Friday, October 19, 2018
News Roundup

The real Jefferson Memorial has a statue, but this one has a jukebox

The building was in its infancy when a vintage Cadillac Eldorado rumbled up the construction path. Getting out, the driver demanded to know what the finished structure was intended for.

Told that it would be a private home, the driver scoffed. The unique design, he said, gave it away. Someone was building a mosque on this residential street north of Keystone Road in Tarpon Springs.

Later, when the construction manager told the property owner about the exchange, Gareth Whitehurst couldn’t resist. He commissioned a sign with a Middle East flavor and hung it on a wrought iron gate at the front of the property for a month. Written in Arabic, the sign read:

This is not a mosque.

"At least the people who spoke Arabic wouldn’t be confused,’’ Whitehurst later laughed. "Those other SOBs could construe it any way they wished.’’

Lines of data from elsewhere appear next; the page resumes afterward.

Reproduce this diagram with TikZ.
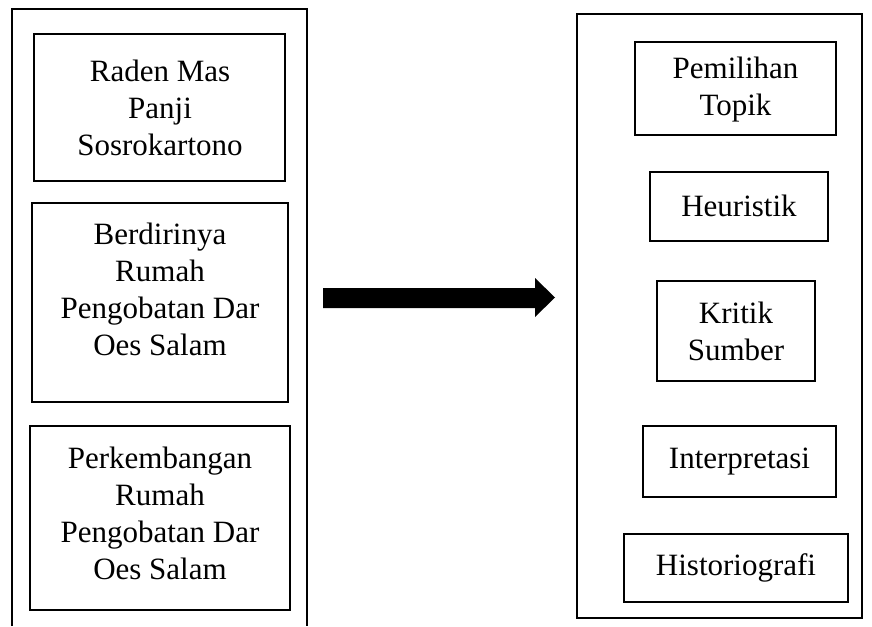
\documentclass[tikz,border=0pt]{standalone}
\usepackage{fontspec}
\setmainfont{Liberation Serif}
\begin{document}
\begin{tikzpicture}[x=1pt,y=-1pt,
  frame/.style={draw=black,line width=2.6pt},
  boxnode/.style={draw=black,line width=2.6pt,inner sep=0pt,minimum width=#1},
  txt/.style={align=center,inner sep=0pt,font=\fontsize{31}{37}\selectfont}]
\useasboundingbox (0,0) rectangle (872,626);
% left outer frame (open at bottom)
\draw[frame] (12,626) -- (12,9) -- (307,9) -- (307,626);
% right outer frame
\draw[frame] (577,14) rectangle (862,618);
% left boxes
\draw[frame] (34,34) rectangle (285,181);
\draw[frame] (32,203) rectangle (288,402);
\draw[frame] (30,426) rectangle (290,610);
\node[txt] (t1) at (160,107.5) {Raden Mas\\Panji\\Sosrokartono};
\node[txt] (t2) at (160,289) {Berdirinya\\Rumah\\Pengobatan Dar\\Oes Salam};
\node[txt] (t3) at (160,513) {Perkembangan\\Rumah\\Pengobatan Dar\\Oes Salam};
% right boxes
\draw[frame] (635,42) rectangle (836,135);
\draw[frame] (650,172) rectangle (828,241);
\draw[frame] (657,281) rectangle (815,381);
\draw[frame] (643,426) rectangle (836,497);
\draw[frame] (624,534) rectangle (848,602);
\node[txt] (r1) at (735.5,90) {Pemilihan\\Topik};
\node[txt] (r2) at (739,206) {Heuristik};
\node[txt] (r3) at (736,331) {Kritik\\Sumber};
\node[txt] (r4) at (739.5,461.5) {Interpretasi};
\node[txt] (r5) at (736,568) {Historiografi};
% big arrow
\coordinate (as) at (323,298);
\coordinate (ae) at (555,297.5);
\fill[black] (323,288) -- (535,288) -- (535,278) -- (555,297.5) -- (535,317) -- (535,308) -- (323,308) -- cycle;
\end{tikzpicture}
\end{document}
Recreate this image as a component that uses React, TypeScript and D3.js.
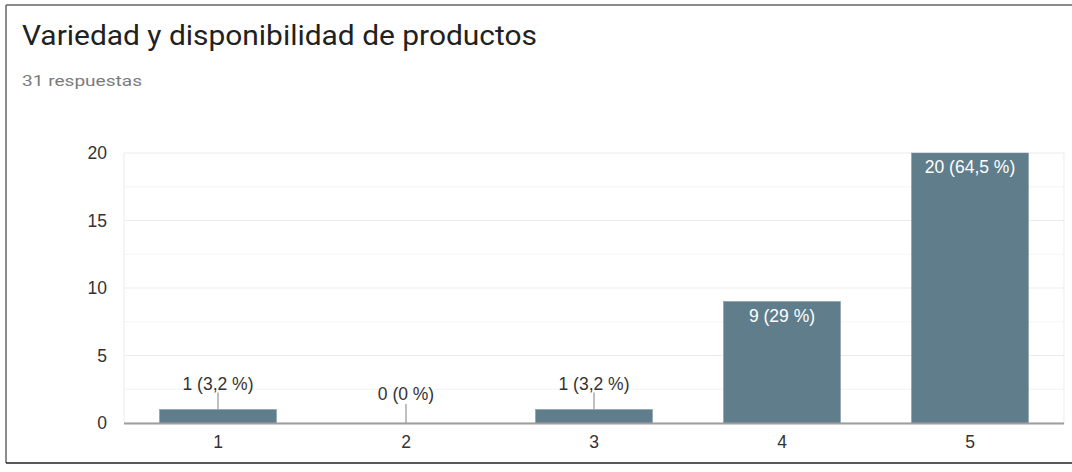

The building is nearly finished now, and its intent is clearer. It is an homage. An homage to the Jefferson Memorial. To American ideals. And to a life dedicated to hope and wonder.

It took several years to design, eight years to build and heaven knows how long to conceive. It wasn’t exactly a lifelong dream, but it does harken back to Whitehurst’s childhood growing up near Washington, D.C., and exploring all its historic architecture.

From the outside, it is immediately recognizable for its nod to the Jefferson Memorial, although without the front portico. On the inside, it is a stunning mix of design and open space, of balconies and bookshelves, of crescent-shaped pathways and a dome patterned after the U.S. Capitol building.

It is a home, and it is a passion project. If he has his way, it may also be part of an educational outreach program, although he hasn’t yet contacted school districts because he has a few more months of finishing touches.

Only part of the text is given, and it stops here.